Defect Engineering of Green Phosphorene Nanosheets for Detecting Volatile Organic Compounds: A Computational Approach

Abstract

The high performance of chemical gas detection has become an essential factor for monitoring biotoxin volatile organic compounds (VOCs). Here, using first-principles modeling, defect engineering of green phosphorene (GreenP) with heteroatom substitution and vacancy formation was proposed to obtain high sensing ability and reusability of gas sensing materials for VOC gases. Our computations suggest that pristine and S- and C-doped GreenP weakly adsorbs the VOC gases with small charge transfer, leading to almost no change in the electronic properties. Although mono- and di-vacancy GreenP substantially improves the adsorption strength, the electronic structure exhibits negligible changes upon adsorption, resulting in low sensitivity.
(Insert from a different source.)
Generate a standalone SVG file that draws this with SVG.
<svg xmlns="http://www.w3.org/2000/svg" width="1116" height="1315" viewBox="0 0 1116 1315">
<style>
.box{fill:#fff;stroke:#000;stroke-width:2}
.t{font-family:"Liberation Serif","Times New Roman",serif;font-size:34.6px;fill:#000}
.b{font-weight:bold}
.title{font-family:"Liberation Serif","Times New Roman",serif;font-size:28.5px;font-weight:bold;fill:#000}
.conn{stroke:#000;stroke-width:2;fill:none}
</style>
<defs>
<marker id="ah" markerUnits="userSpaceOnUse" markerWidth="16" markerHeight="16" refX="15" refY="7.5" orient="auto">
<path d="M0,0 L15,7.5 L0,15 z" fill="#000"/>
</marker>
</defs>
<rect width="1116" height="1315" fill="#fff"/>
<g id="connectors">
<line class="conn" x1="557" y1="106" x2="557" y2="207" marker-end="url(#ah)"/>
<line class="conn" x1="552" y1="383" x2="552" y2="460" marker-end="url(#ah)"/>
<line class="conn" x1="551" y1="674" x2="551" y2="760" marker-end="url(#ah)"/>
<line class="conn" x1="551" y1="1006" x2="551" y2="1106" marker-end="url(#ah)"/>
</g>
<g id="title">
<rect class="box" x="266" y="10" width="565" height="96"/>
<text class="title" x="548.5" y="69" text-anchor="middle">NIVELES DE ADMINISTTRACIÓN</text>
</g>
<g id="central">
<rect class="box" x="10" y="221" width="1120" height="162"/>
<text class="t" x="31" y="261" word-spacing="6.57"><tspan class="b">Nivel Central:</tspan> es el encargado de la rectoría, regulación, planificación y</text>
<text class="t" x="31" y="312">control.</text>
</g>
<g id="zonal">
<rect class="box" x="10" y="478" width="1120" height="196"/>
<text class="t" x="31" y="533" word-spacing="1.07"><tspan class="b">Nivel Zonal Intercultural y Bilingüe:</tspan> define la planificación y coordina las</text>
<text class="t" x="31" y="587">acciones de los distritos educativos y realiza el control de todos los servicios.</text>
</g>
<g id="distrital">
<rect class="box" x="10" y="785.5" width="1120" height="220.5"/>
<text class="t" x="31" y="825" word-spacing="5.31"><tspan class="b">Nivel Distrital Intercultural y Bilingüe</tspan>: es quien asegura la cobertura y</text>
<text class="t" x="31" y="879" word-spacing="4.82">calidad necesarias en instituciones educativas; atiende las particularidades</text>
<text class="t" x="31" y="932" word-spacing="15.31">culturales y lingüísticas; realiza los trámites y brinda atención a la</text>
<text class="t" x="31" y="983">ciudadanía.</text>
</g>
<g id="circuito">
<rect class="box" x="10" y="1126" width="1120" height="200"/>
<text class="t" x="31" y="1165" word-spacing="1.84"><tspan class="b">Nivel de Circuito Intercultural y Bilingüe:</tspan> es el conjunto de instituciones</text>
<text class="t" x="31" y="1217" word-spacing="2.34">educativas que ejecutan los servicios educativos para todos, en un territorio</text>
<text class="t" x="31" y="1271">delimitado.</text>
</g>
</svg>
Remarkably, Si doping improves the adsorption of carbonyl-containing compounds, including acetone, propanal, and formaldehyde, and yields major changes in the electronic properties and work function, which promote sensitivity and selectivity. In addition, their adsorption energies are moderately strong, which also allow for fast desorption at elevated temperature, resulting in high reusability. From the computational viewpoints, we proposed Si-doped GreenP as a promising candidate for gas sensing material for VOC detection.